Only one comparable drawing by Wilson survives. A sheet depicting the so-called Abra Sacra, now at the Yale Center for British Art. This careful drawing recorded a famous plane tree – which had a hollow trunk which could accommodate a dozen men - on the banks of lake Nemi, one of the volcanic lakes situated in the Castelli Romani, the hills to the northeast of Rome. Close to Nemi is the village of Rocca di Papa, the subject of one of Wilson’s drawn views made for Lord Dartmouth, and the location of a famous grove of chestnut trees. The present sheet clearly dates from early in Wilson’s time in Rome and may well be contemporary with the Dartmouth commission and depict the trees at Rocca di Papa.
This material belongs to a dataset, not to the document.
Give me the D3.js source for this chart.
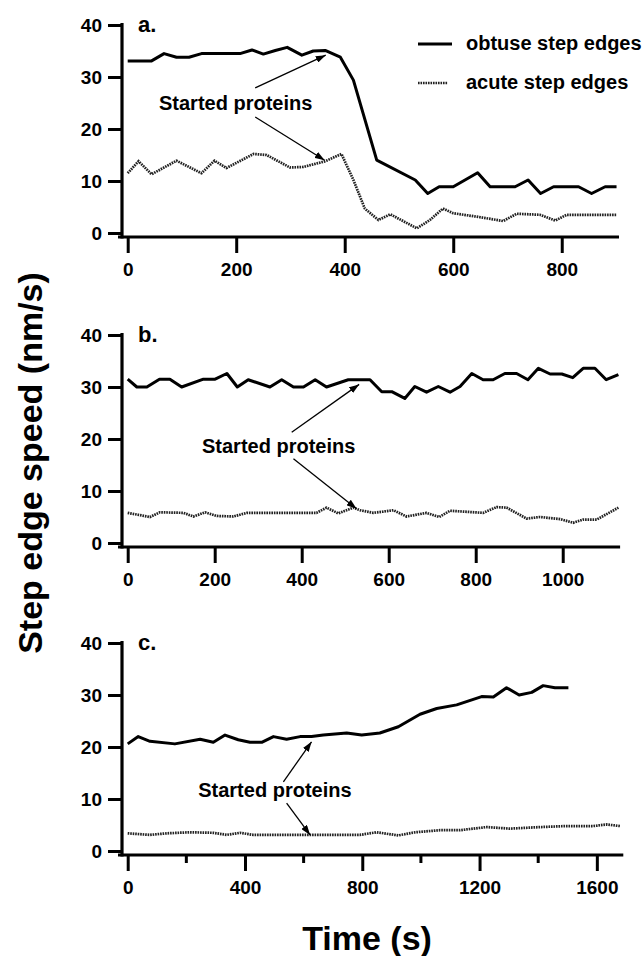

Preserved in exceptional condition, the surface of the chalks is undisturbed and particularly fresh, this drawing is a masterpiece of European eighteenth-century draughtsmanship. Wilson’s drawings were collected and venerated by his contemporaries and celebrated by succeeding generations. John Constable praised his singular vision – ‘he looked at nature entirely for himself’ – and the young Turner veraciously copied Wilson’s work.[5] Wilson imparted a profound emotional quality to his Italian drawings and in the complex and beautifully captured forms of these trees, the present sheet prefigures the great Romantic nature studies of the first half of the nineteenth century.

References

  1. Ed. Kathryn Cave, The Diary of Joseph Farington, New Haven and London, 1982, vol.X, p.3532. 
  2. Quoted by David Solkin in ‘New Light on the Drawings of Richard Wilson’, Master Drawings, Winter 1978, vol.16, no.4, p.410. 
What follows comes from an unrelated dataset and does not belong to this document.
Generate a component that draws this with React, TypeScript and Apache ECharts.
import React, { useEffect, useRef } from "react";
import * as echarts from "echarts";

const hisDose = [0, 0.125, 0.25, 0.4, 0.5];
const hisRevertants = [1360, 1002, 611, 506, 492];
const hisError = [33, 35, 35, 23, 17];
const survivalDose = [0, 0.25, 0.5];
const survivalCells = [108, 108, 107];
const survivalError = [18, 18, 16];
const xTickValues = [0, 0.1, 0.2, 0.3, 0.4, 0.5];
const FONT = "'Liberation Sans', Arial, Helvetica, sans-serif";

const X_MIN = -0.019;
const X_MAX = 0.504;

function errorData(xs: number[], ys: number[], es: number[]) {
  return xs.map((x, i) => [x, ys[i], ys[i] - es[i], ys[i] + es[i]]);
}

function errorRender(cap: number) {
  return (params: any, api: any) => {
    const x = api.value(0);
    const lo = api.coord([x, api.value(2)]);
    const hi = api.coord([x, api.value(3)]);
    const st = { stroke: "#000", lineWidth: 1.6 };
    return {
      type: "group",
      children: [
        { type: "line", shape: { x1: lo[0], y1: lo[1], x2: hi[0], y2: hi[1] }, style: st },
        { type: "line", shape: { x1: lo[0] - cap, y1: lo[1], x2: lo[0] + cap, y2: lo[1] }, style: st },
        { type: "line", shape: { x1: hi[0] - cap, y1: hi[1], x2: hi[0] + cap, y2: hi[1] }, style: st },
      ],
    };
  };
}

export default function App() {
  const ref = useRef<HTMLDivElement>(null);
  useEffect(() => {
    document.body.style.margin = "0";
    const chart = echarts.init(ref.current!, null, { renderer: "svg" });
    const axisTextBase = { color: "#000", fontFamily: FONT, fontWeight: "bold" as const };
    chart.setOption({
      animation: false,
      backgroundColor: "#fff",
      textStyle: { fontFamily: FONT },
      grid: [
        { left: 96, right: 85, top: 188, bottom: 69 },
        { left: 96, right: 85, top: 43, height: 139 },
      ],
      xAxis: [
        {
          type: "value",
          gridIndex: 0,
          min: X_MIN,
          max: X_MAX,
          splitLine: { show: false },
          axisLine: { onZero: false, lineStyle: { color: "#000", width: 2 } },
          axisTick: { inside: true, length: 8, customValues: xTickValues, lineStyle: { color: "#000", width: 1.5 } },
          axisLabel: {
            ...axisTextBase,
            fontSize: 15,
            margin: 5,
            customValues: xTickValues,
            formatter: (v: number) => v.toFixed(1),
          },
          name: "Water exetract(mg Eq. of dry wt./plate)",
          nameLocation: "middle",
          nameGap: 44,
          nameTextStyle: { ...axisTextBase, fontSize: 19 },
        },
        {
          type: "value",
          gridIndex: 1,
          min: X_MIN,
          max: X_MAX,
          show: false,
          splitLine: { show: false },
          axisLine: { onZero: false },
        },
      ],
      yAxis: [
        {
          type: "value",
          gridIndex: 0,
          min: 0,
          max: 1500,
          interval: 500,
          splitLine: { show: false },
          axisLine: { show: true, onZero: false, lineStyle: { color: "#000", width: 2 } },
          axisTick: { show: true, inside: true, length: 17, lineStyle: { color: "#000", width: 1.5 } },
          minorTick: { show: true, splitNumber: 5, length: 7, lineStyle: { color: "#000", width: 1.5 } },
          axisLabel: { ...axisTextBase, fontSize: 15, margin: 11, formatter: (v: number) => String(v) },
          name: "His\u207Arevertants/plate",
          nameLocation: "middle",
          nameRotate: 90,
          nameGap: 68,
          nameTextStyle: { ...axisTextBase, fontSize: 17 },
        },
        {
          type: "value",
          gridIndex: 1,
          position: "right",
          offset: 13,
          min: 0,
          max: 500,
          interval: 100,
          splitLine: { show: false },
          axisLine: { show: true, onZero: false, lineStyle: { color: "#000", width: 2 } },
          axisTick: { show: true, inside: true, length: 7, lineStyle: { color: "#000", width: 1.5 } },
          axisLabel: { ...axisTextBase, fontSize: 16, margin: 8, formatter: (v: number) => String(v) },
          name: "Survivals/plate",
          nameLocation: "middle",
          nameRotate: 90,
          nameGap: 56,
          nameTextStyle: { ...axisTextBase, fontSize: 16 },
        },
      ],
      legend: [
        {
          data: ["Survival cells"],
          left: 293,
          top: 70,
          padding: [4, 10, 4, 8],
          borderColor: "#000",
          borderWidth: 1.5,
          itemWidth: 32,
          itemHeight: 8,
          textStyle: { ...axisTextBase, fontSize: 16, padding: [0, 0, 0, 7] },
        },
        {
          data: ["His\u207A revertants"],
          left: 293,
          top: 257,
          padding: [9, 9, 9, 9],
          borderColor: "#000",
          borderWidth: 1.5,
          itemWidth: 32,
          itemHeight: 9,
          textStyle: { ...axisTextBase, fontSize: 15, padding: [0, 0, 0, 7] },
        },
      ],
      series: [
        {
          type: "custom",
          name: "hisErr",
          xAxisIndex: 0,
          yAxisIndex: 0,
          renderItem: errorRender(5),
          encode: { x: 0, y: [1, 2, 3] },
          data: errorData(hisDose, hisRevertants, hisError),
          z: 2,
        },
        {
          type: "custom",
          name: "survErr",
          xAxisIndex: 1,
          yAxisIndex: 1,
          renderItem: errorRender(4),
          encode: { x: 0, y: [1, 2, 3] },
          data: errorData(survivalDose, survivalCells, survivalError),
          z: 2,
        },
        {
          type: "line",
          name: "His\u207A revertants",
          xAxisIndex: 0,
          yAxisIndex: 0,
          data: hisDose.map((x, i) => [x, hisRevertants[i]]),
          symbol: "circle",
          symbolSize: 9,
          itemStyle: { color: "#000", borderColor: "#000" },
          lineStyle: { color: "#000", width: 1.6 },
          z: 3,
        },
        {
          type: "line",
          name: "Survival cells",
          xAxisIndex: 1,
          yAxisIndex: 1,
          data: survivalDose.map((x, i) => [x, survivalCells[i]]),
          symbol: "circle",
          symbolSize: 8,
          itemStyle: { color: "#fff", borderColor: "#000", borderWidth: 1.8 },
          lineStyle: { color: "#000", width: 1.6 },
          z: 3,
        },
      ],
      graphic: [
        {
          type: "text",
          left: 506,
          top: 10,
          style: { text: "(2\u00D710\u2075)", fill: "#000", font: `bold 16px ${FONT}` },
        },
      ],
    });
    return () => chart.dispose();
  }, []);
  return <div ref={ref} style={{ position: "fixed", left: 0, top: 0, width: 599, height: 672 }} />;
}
  3. Richard Stephens (ed.), Correspondence of Francis Towne (1739-1816) online at http://francistowne.blogspot.co.uk  Ozias Humphry, from Newman Street, London, to Francis Towne ‘au Café Anglois/ a Rome’, dated 17 April 1781.
  4. Ed. Paul Oppé, ‘The Memoirs of Thomas Jones’, The Walpole Society, 1946-8, vol.XXXII, p.9. 
  5. For Constable’s comments on Wilson see ed. R. B. Beckett, ‘John Constable’s Discourses’, Suffolk Record Society, 1970, vol.XIV, pp.66-67. Turner’s studies after Wilson see ed. Andrew Wilton, J.M.W. Turner The Wilson Sketchbook, London, 1988.